Ignatiev and Garvey are unfortunately often vague on how exactly one renounces the privileges of the white race in literature. Yet "Confidence Trick" gives this a try in several different ways. Most obviously, the work points to how one way to abolish the white club that Ignatiev and Garvey point to would be to renounce years of literary decorum and the individualism of character and voice that upholds whiteness as a confidence trick in itself. Further, as many critics have pointed out, whiteness secures power in literature and other arts by being dominantly invisible and inclusive of a large number of people while maintaining a supposedly clear exclusion at the same time. So as challenging dominant subjectivity means also addressing the dominant positions of the generic subject, throughout "Confidence Trick" the "I" is not allowed to be generic. It is continually racially inflected. And whiteness is never allowed to be neutral in this poem. "I m Dracula" the poem declares and the resonance between blood sucking and paleness is clear (149). "How do we position my body while white is not right?" the poem asks (149). And as if investigating how to write out of a white space without perpetuating a system of privilege, whiteness gets continually associated with privilege: "I don t need to want to remind you of white ambition right now" (150); "The white suburban kids couldn t handle it" (153); "you want MX missile systems up your ass, a white judge has said so" (156); "Caucasians swore by the factory system" (158); "America has all these commodities to cooperate what whites think about birth control" (176).

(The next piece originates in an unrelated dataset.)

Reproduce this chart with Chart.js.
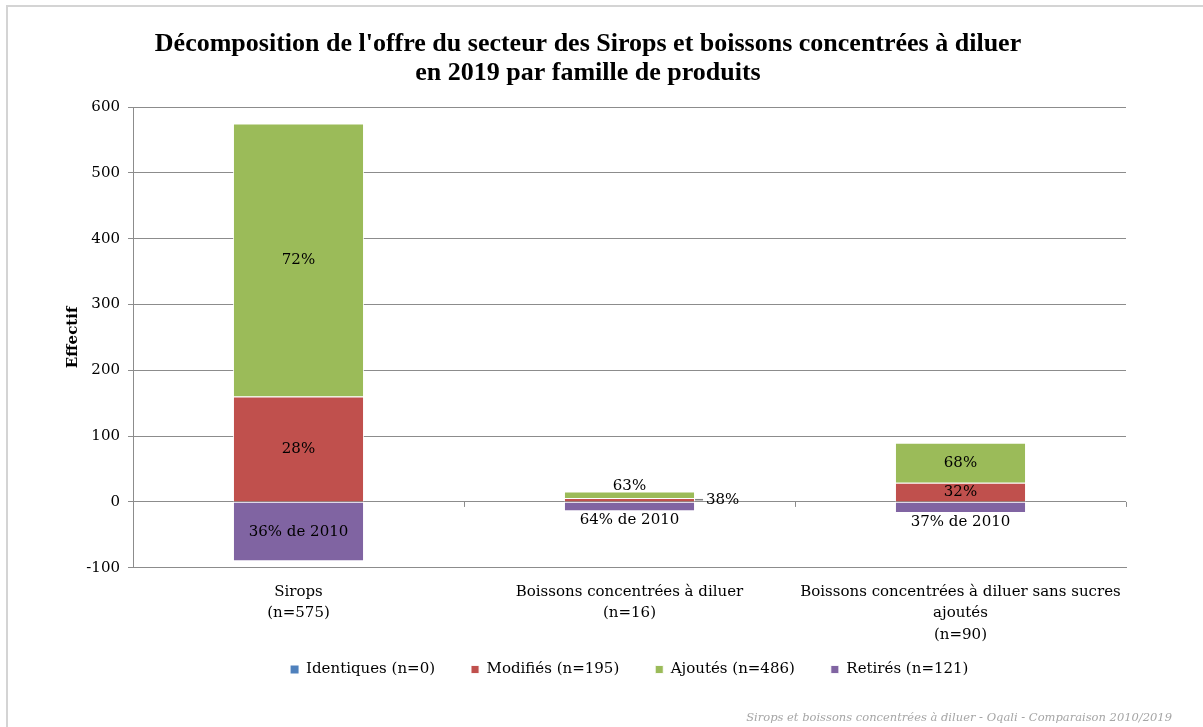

Further, and as I mentioned earlier, because the "I" in this work is not something that most people would want to identify with, the New American poetry's inclusive pluralism is rejected as an adequate method of challenging privilege. Rather than inviting "everyone" into a space of privilege they cannot possibly be included into, Andrews's work does not allow this space to exist with any solidity, as anything useful. Most obviously, to have an "I" that irritates the rodents with Nestle baby formula is to question the identificatory pleasures that readers might possess with dominant subjectivities. As Sianne Ngai writes in "Raw Matter: A Poetics of Disgust" (an article which argues that Andrews is a poet of disgust), "the possibility of disgust as a poetics resides in its resistance to pluralism and its ideology of all-inclusiveness which allows it to recuperate and neutralize any critical discourse emphasizing conflict, dissent, or discontinuity" (102). Andrews's work, as Ngai realizes, points to how self-alienation is one possible configuration of reader relations (something that reader-orientated theory tends to avoid as a possibility). And this self-alienation in "Confidence Trick" is continually insisting that readers question their relation to dominance. Similarly, the move to reader autonomy in Andrews's work is a move from the singular reading practices that uphold systems of power to a multiplicity that challenges privilege's singularity. To return to the earlier issue of what sorts of selves does writing allow readers to be, Andrews's work gives a complicated yet useful answer that points the individual to the larger social ramifications of individualism.